Stéphane Bourgoin, miroir de notre fascination pour la noirceur
Le parcours de Stéphane Bourgoin, aussi fascinant que controversé, incarne une dualité troublante : celle d’un homme à la fois passionné par la compréhension des ténèbres humaines et capable de manipuler les faits pour nourrir sa propre légende. Ses mensonges, bien que condamnables, révèlent une intelligence narrative et une compréhension aiguë des attentes d’un public avide de récits effrayants et captivants.

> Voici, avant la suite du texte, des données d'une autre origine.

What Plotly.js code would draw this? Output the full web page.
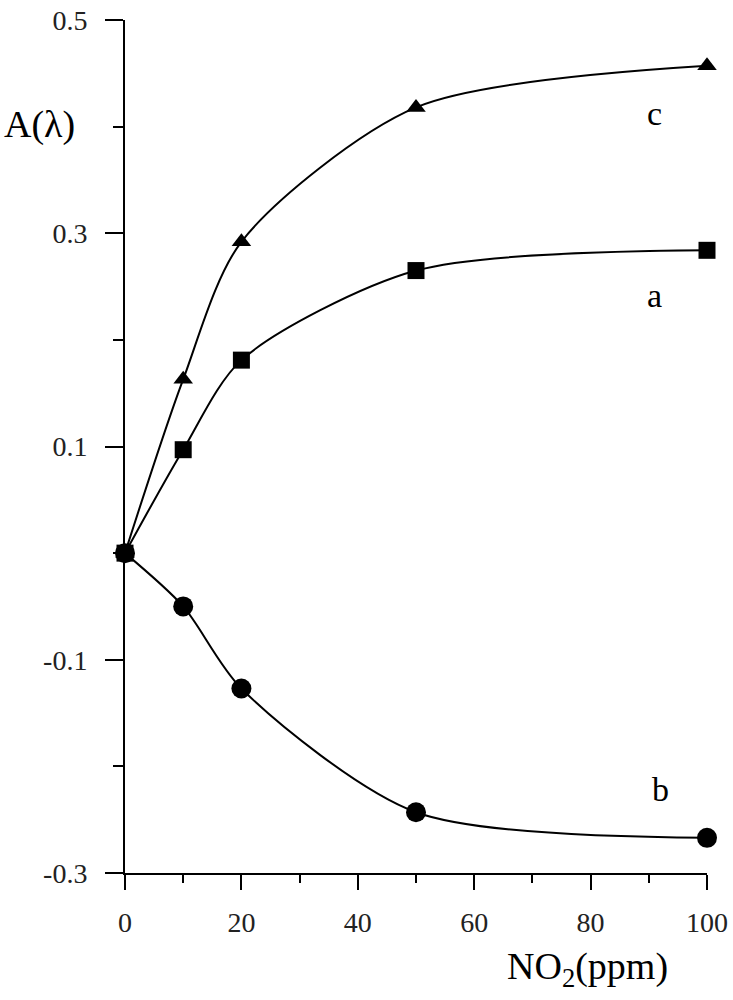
<!DOCTYPE html>
<html>
<head>
<meta charset="utf-8">
<script src="https://cdn.plot.ly/plotly-3.0.1.min.js"></script>
<style>html,body{margin:0;padding:0;background:#fff;}#chart{width:733px;height:1000px;}</style>
</head>
<body>
<div id="chart"></div>
<script>
const xValues = [0, 10, 20, 50, 100];
const seriesA = [0, 0.097, 0.181, 0.265, 0.284];
const seriesB = [0, -0.050, -0.127, -0.243, -0.267];
const seriesC = [0, 0.163, 0.292, 0.418, 0.457];
const seriesLabels = ['a', 'b', 'c'];
const yTickVals = [-0.3, -0.1, 0.1, 0.3, 0.5];
const yTickText = ['-0.3', '-0.1', '0.1', '0.3', '0.5'];
const xTickVals = [0, 20, 40, 60, 80, 100];

const font = 'Liberation Serif, Times New Roman, serif';
function tr(y, sym, size) {
  return {
    x: xValues, y: y, type: 'scatter', mode: 'lines+markers',
    line: {color: '#000', width: 2, shape: 'spline', smoothing: 0.8},
    marker: {symbol: sym, size: size, color: '#000'},
    cliponaxis: false, showlegend: false
  };
}
const data = [tr(seriesC, 'triangle-up', 17), tr(seriesA, 'square', 17), tr(seriesB, 'circle', 20)];

const layout = {
  width: 733, height: 1000,
  margin: {l: 125, r: 26, t: 20, b: 127},
  paper_bgcolor: '#fff', plot_bgcolor: '#fff',
  font: {family: font, color: '#000', size: 28},
  xaxis: {
    range: [0, 100], tickvals: xTickVals, ticks: 'outside', ticklen: 15, tickwidth: 2, tickcolor: '#000',
    minor: {dtick: 10, ticks: 'outside', ticklen: 8, tickwidth: 2, tickcolor: '#000'},
    showline: true, linecolor: '#000', linewidth: 2, showgrid: false, zeroline: false,
    tickfont: {family: font, size: 28, color: '#222'}, ticklabelstandoff: 8
  },
  yaxis: {
    range: [-0.3, 0.5], tickvals: yTickVals, ticktext: yTickText, ticks: 'outside', ticklen: 18, tickwidth: 2, tickcolor: '#000',
    minor: {dtick: 0.1, tick0: 0, ticks: 'outside', ticklen: 10, tickwidth: 2, tickcolor: '#000'},
    showline: true, linecolor: '#000', linewidth: 2, showgrid: false, zeroline: false,
    tickfont: {family: font, size: 28, color: '#222'}, ticklabelstandoff: 12
  },
  annotations: [
    {text: 'A(λ)', xref: 'paper', yref: 'paper', x: -0.212, y: 0.878, xanchor: 'left', yanchor: 'middle', showarrow: false, font: {size: 38}},
    {text: 'NO<sub>2</sub>(ppm)', xref: 'paper', yref: 'paper', x: 0.937, y: -0.112, xanchor: 'right', yanchor: 'middle', showarrow: false, font: {size: 38}},
    {text: seriesLabels[2], x: 91, y: 0.412, showarrow: false, font: {size: 34}},
    {text: seriesLabels[0], x: 91, y: 0.242, showarrow: false, font: {size: 34}},
    {text: seriesLabels[1], x: 92, y: -0.222, showarrow: false, font: {size: 34}}
  ]
};
Plotly.newPlot('chart', data, layout, {displayModeBar: false, staticPlot: true});
</script>
</body>
</html>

Au-delà de l’homme, son histoire met en lumière notre rapport ambigu à la violence et à la criminalité. Pourquoi sommes-nous attirés par les récits de tueurs en série ? Pourquoi acceptons-nous, parfois inconsciemment, qu’un récit captivant prime sur la vérité ? Stéphane Bourgoin n’est pas qu’un imposteur ; il est aussi un reflet de notre époque, où l’image et le spectacle priment souvent sur la rigueur et l’honnêteté.
Son cas rappelle enfin l’importance de la responsabilité médiatique et éditoriale. Pendant des décennies, il a pu se présenter comme un expert sans que ses affirmations soient sérieusement vérifiées. Cette crédulité généralisée pose des questions sur le rôle des médias et sur la manière dont les mythes se construisent, parfois à l’insu même de ceux qui les relaient.
Ainsi, Stéphane Bourgoin ne se réduit ni à son imposture, ni à son œuvre. Il symbolise cette frontière floue entre fascination légitime et voyeurisme morbide, entre quête de connaissance et mythe fabriqué. Une figure complexe, donc, parfaitement à sa place dans une réflexion sur les « heures les plus sombres » de notre rapport à la vérité et à la noirceur humaine.